My parents were complementary instructors: Mom taught us good from evil, and Dad taught us to obey. But the stranger… he was our storyteller. He would keep us spellbound for hours on end with adventures, mysteries and comedies.
If we wanted to know anything about politics, history or science, he always knew the answers about the past, understood the present and even seemed able to predict the future! He took us to sports events. He made us laugh, and he made us cry. The stranger never stopped talking, but Dad didn’t seem to mind.
Sometimes, Mom would get up quietly while the rest of us were shushing each other to listen to what he had to say, and she would go to the kitchen for peace and quiet. (I wonder now if she ever prayed for the stranger to leave.)
Dad ruled our household with certain moral convictions, but the stranger never felt obligated to honour them. Profanity, for example, was not allowed in our home – not from us, our friends or any visitors. Our long time visitor, however, got away with four-letter words that burned our ears and made dad squirm and mother blush.
Dad didn’t permit the liberal use of alcohol but the stranger encouraged us to try it on a regular basis.
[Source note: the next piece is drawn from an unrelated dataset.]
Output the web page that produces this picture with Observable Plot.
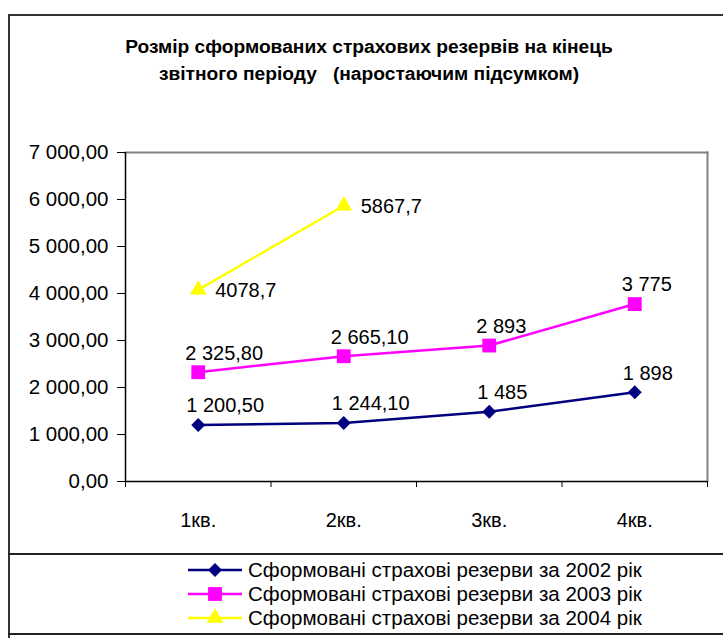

He made cigarettes look cool, cigars manly, and pipes distinguished.
He talked freely (much too freely!) about sex. His comments were sometimes blatant, sometimes suggestive, and generally embarrassing..
I now know that our early concepts about relationships were influenced strongly by the stranger. Time after time, he opposed the values of my parents, yet he was seldom rebuked … And NEVER asked to leave.
More than fifty years have passed since the stranger moved in with our family. He has blended right in and is not nearly as fascinating as he was at first. Still, if you could walk into my parents’ den today, you would still find him sitting over in his corner, waiting for someone to listen to him talk and watch him draw his pictures.
We just call him ‘TV.’
Yes, I agree with Frank who sent this to me, we were about the same age.